[fedora-virt] release notes virt passage seems overly pessimistic

Robert P. J. Day rpjday at crashcourse.ca
Sun Nov 22 17:47:09 UTC 2009


On Sun, 22 Nov 2009, Dale Bewley wrote:

> ----- "Robert P. J. Day" <rpjday at crashcourse.ca> wrote:
> > reading here:
> >
> > http://docs.fedoraproject.org/release-notes/f12/en-US/html/sect-Release_Notes-Virtualization.html
> >
> > down at the bottom:
> >
> > "KVM requires hardware virtualization features in the host system.
> >
> > Systems lacking hardware virtualization do not support Xen guests
> > at this time."
> >
> >   if one is new to virt, that could be read as, "without HW virt,
> > you're pretty much screwed."  or could that be worded a bit
> > differently?
>
> This is the same text carried over from 10 and 11.
>
> http://docs.fedoraproject.org/release-notes/f10/en_US/What_Do_System_Adminstrators_Care_About.html#sn-Virtualization
>
> While Xen does not require hardware support, KVM still (always
> will?) does. Xen guests on Fedora still require KVM-based xenner.
> There has been success with Xen dom0 on experimental 3rd party
> kernels, but that may be beyond the scope of the release notes. We
> wouldn't want it to be inferred as a recommendation.
>
> Hopefully the F13 release notes will be able to describe native
> support for Xen dom0 hosts.
>
> http://fedoraproject.org/wiki/FWN/Issue202#No_Xen_dom0_in_Fedora_12_Hopefully_13
>
> If you have any suggestions for further improvement to the release
> notes, please keep them coming.

  for people new to virtualization, i was simply suggesting that that
wording still leaves some doubt as to what's possible.

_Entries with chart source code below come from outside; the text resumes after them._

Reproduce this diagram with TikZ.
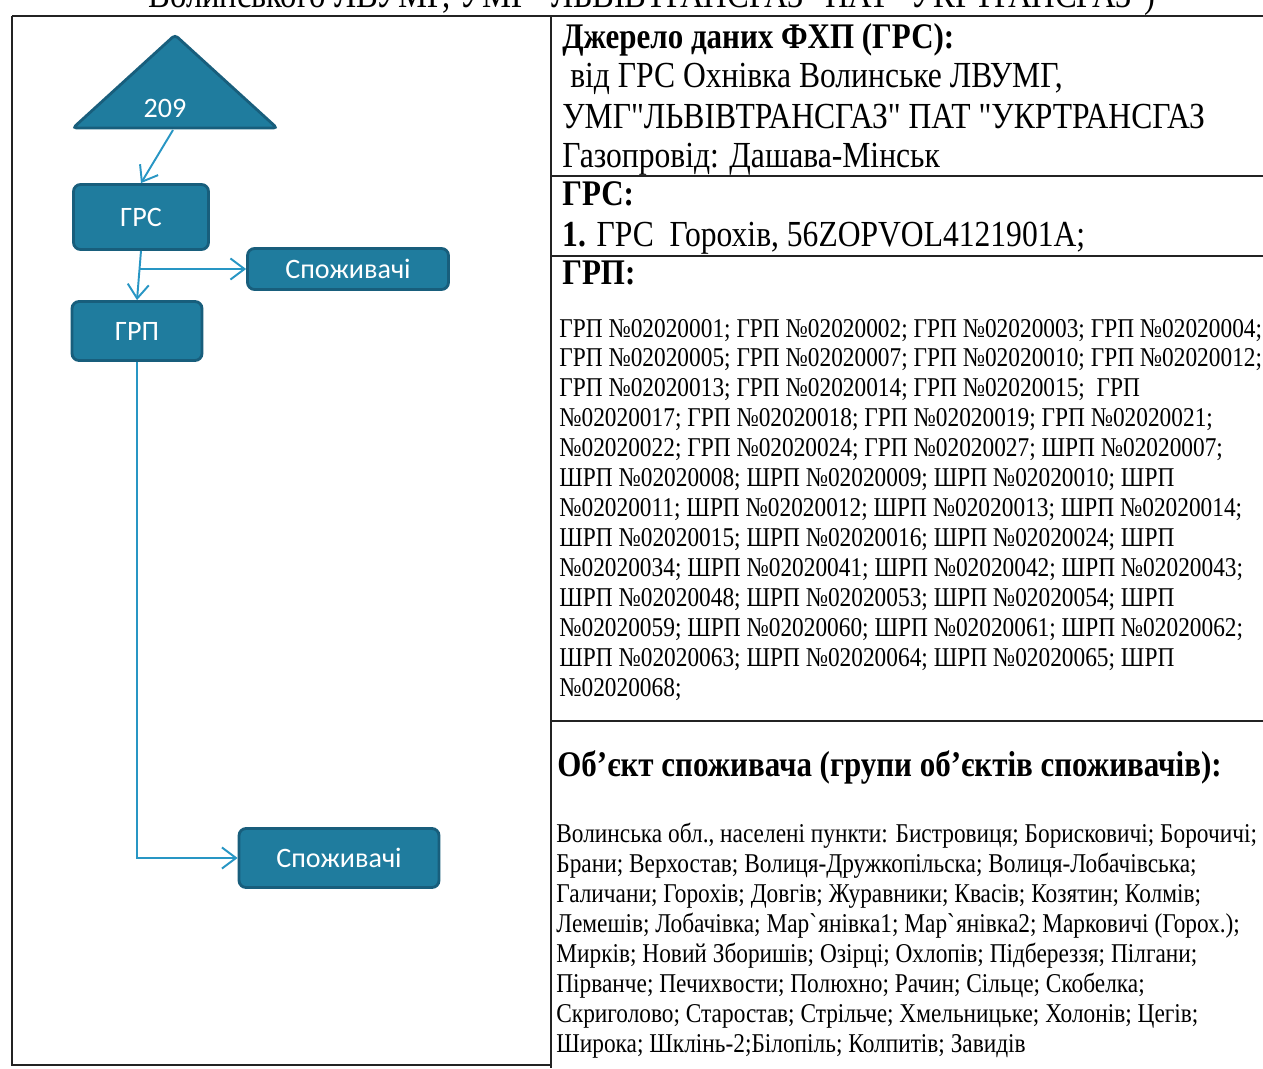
\documentclass[tikz,border=0pt]{standalone}
\usepackage{fontspec}
\newfontfamily\tnr[FakeStretch=0.86]{Liberation Serif}
\newfontfamily\boxfont{Carlito}
\usetikzlibrary{arrows.meta}
\usetikzlibrary{positioning}

\definecolor{boxfill}{RGB}{31,124,158}
\definecolor{boxedge}{RGB}{24,94,124}
\definecolor{pipecol}{RGB}{40,150,196}
\definecolor{rulecol}{RGB}{35,35,35}

\begin{document}
\begin{tikzpicture}[x=0.02cm,y=-0.02cm,
      blk/.style={rectangle,rounded corners=4pt,draw=boxedge,line width=1.6pt,fill=boxfill,
                  text=white,inner sep=0pt,font=\boxfont\fontsize{16}{18}\selectfont},
      tri/.style={draw=boxedge,line width=1.6pt,fill=boxfill,rounded corners=2pt},
      pipe/.style={draw=pipecol,line width=1.1pt,-{Straight Barb[length=8pt,width=12pt]}},
      frame/.style={draw=rulecol,line width=1.1pt},
      big/.style={anchor=base west,inner sep=0pt,font=\tnr\fontsize{20.9}{22}\selectfont},
      hdr/.style={anchor=base west,inner sep=0pt,font=\tnr\bfseries\fontsize{20.5}{22}\selectfont},
      small/.style={anchor=base west,inner sep=0pt,font=\tnr\fontsize{15.45}{17}\selectfont},
  ]
  \path[use as bounding box,fill=white] (0,0) rectangle (1263,1068);
  \clip (0,0) rectangle (1263,1068);

  % table rules
  \draw[frame,line width=1.6pt] (12,16) -- (1263,16);
  \draw[frame] (12,16) -- (12,1066);
  \draw[frame] (12,1065) -- (551,1065);
  \draw[frame] (551,16) -- (551,1068);
  \draw[frame] (551,176) -- (1263,176);
  \draw[frame] (551,256) -- (1263,256);
  \draw[frame] (551,721) -- (1263,721);

  % cut-off heading above the table
  \node[big,font=\tnr\fontsize{21.6}{22}\selectfont] (title) at (148,8) {Волинського ЛВУМГ, УМГ "ЛЬВІВТРАНСГАЗ" ПАТ "УКРТРАНСГАЗ")};

  % scheme
  \filldraw[tri] (175,35) -- (277,128) -- (73,128) -- cycle;
  \node[text=white,font=\boxfont\fontsize{16}{18}\selectfont] (src) at (165,108) {209};
  \coordinate (srcout) at (173,130);

  \node[blk,minimum width=2.7cm,minimum height=1.3cm] (grs) at (141,217) {ГРС};
  \node[blk,minimum width=4.02cm,minimum height=0.82cm] (cons1) at (348,269) {Споживачі};
  \node[blk,minimum width=2.6cm,minimum height=1.18cm] (grp) at (137,331) {ГРП};
  \node[blk,minimum width=4cm,minimum height=1.18cm] (cons2) at (339,858) {Споживачі};

  \draw[pipe] (srcout) -- (grs.north);
  \draw[pipe] (grs.south) -- (grp.north);
  \coordinate (split) at (140,269);
  \draw[pipe] (split) -- (cons1.west);
  \draw[pipe] (grp.south) |- (cons2.west);

  % source data
  \node[hdr] (srchead) at (562,49) {Джерело даних ФХП (ГРС):};
  \node[big] (src1) at (562,88) {\ від ГРС Охнівка Волинське ЛВУМГ,};
  \node[big] (src2) at (562,128) {УМГ"ЛЬВІВТРАНСГАЗ" ПАТ "УКРТРАНСГАЗ};
  \node[big] (src3) at (562,167) {Газопровід: Дашава-Мінськ};

  \node[hdr] (grshead) at (562,205) {ГРС:};
  \node[big] (grs1) at (562,246) {{\bfseries 1.} ГРС\ \ Горохів, 56ZOPVOL4121901A;};

  \node[hdr] (grphead) at (562,284) {ГРП:};
  \foreach \txt [count=\i] in {
      {ГРП №02020001; ГРП №02020002; ГРП №02020003; ГРП №02020004;},
      {ГРП №02020005; ГРП №02020007; ГРП №02020010; ГРП №02020012;},
      {ГРП №02020013; ГРП №02020014; ГРП №02020015;\ \ ГРП},
      {№02020017; ГРП №02020018; ГРП №02020019; ГРП №02020021;},
      {№02020022; ГРП №02020024; ГРП №02020027; ШРП №02020007;},
      {ШРП №02020008; ШРП №02020009; ШРП №02020010; ШРП},
      {№02020011; ШРП №02020012; ШРП №02020013; ШРП №02020014;},
      {ШРП №02020015; ШРП №02020016; ШРП №02020024; ШРП},
      {№02020034; ШРП №02020041; ШРП №02020042; ШРП №02020043;},
      {ШРП №02020048; ШРП №02020053; ШРП №02020054; ШРП},
      {№02020059; ШРП №02020060; ШРП №02020061; ШРП №02020062;},
      {ШРП №02020063; ШРП №02020064; ШРП №02020065; ШРП},
      {№02020068;}}
    \node[small] (grpline\i) at (559,{337+29.95*(\i-1)}) {\txt};

  % consumers
  \node[hdr] (conshead) at (557,776) {Об’єкт споживача (групи об’єктів споживачів):};
  \foreach \txt [count=\i] in {
      {Волинська обл., населені пункти: Бистровиця; Борисковичі; Борочичі;},
      {Брани; Верхостав; Волиця-Дружкопільска; Волиця-Лобачівська;},
      {Галичани; Горохів; Довгів; Журавники; Квасів; Козятин; Колмів;},
      {Лемешів; Лобачівка; Мар\textasciigrave янівка1; Мар\textasciigrave янівка2; Марковичі (Горох.);},
      {Мирків; Новий Зборишів; Озірці; Охлопів; Підбереззя; Пілгани;},
      {Пірванче; Печихвости; Полюхно; Рачин; Сільце; Скобелка;},
      {Скриголово; Старостав; Стрільче; Хмельницьке; Холонів; Цегів;},
      {Широка; Шклінь-2;Білопіль; Колпитів; Завидів}}
    \node[small] (consline\i) at (556,{842+30*(\i-1)}) {\txt};
\end{tikzpicture}
\end{document}
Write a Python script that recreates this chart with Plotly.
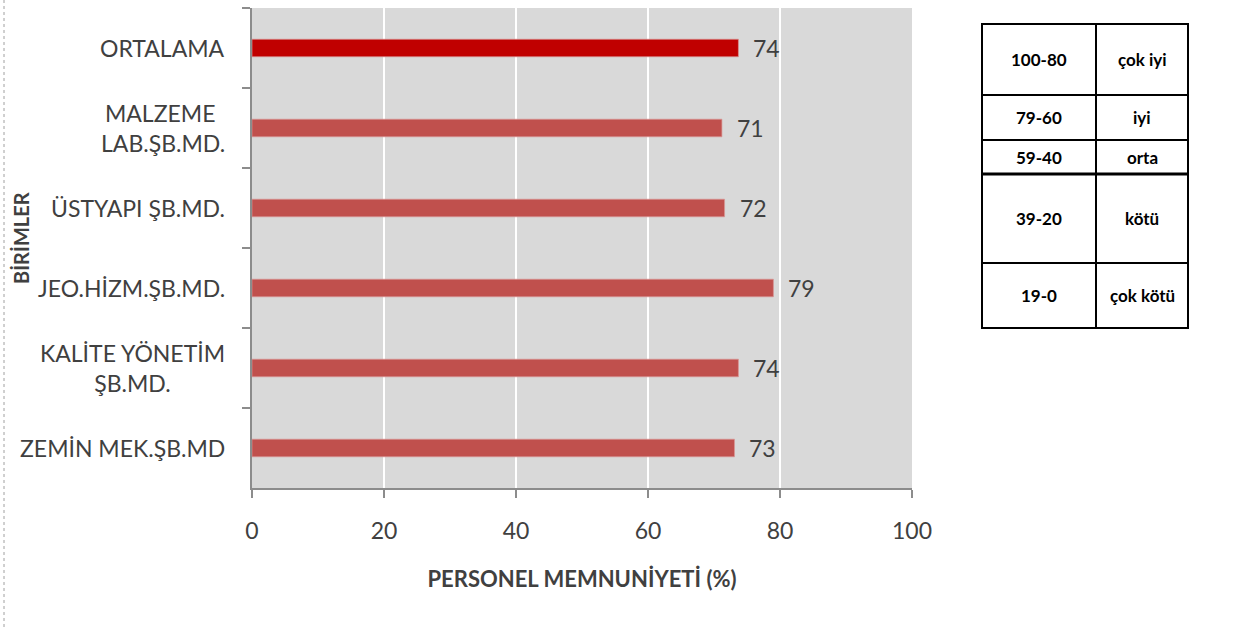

  what about a slightly longer explanation which describes what you
can support based on the capabilities of your system, as in:

  1) if your system supports H/W virtualization, you can do the
following:

     ... list of things ...

  2) if your system does *not* support H/W virtualization, you are
limited to the following:

     ... much shorter list ...

  that should be written for the newbie since the most frustrating
experience for beginners is to invest considerable time trying to do
something, only to eventually learn that it wasn't possible all along.

  i'm thinking a page entitled something like "So, you have a computer
and you want to get into virtualization."  does such a page exist?

rday
--

========================================================================
Robert P. J. Day                               Waterloo, Ontario, CANADA

            Linux Consulting, Training and Kernel Pedantry.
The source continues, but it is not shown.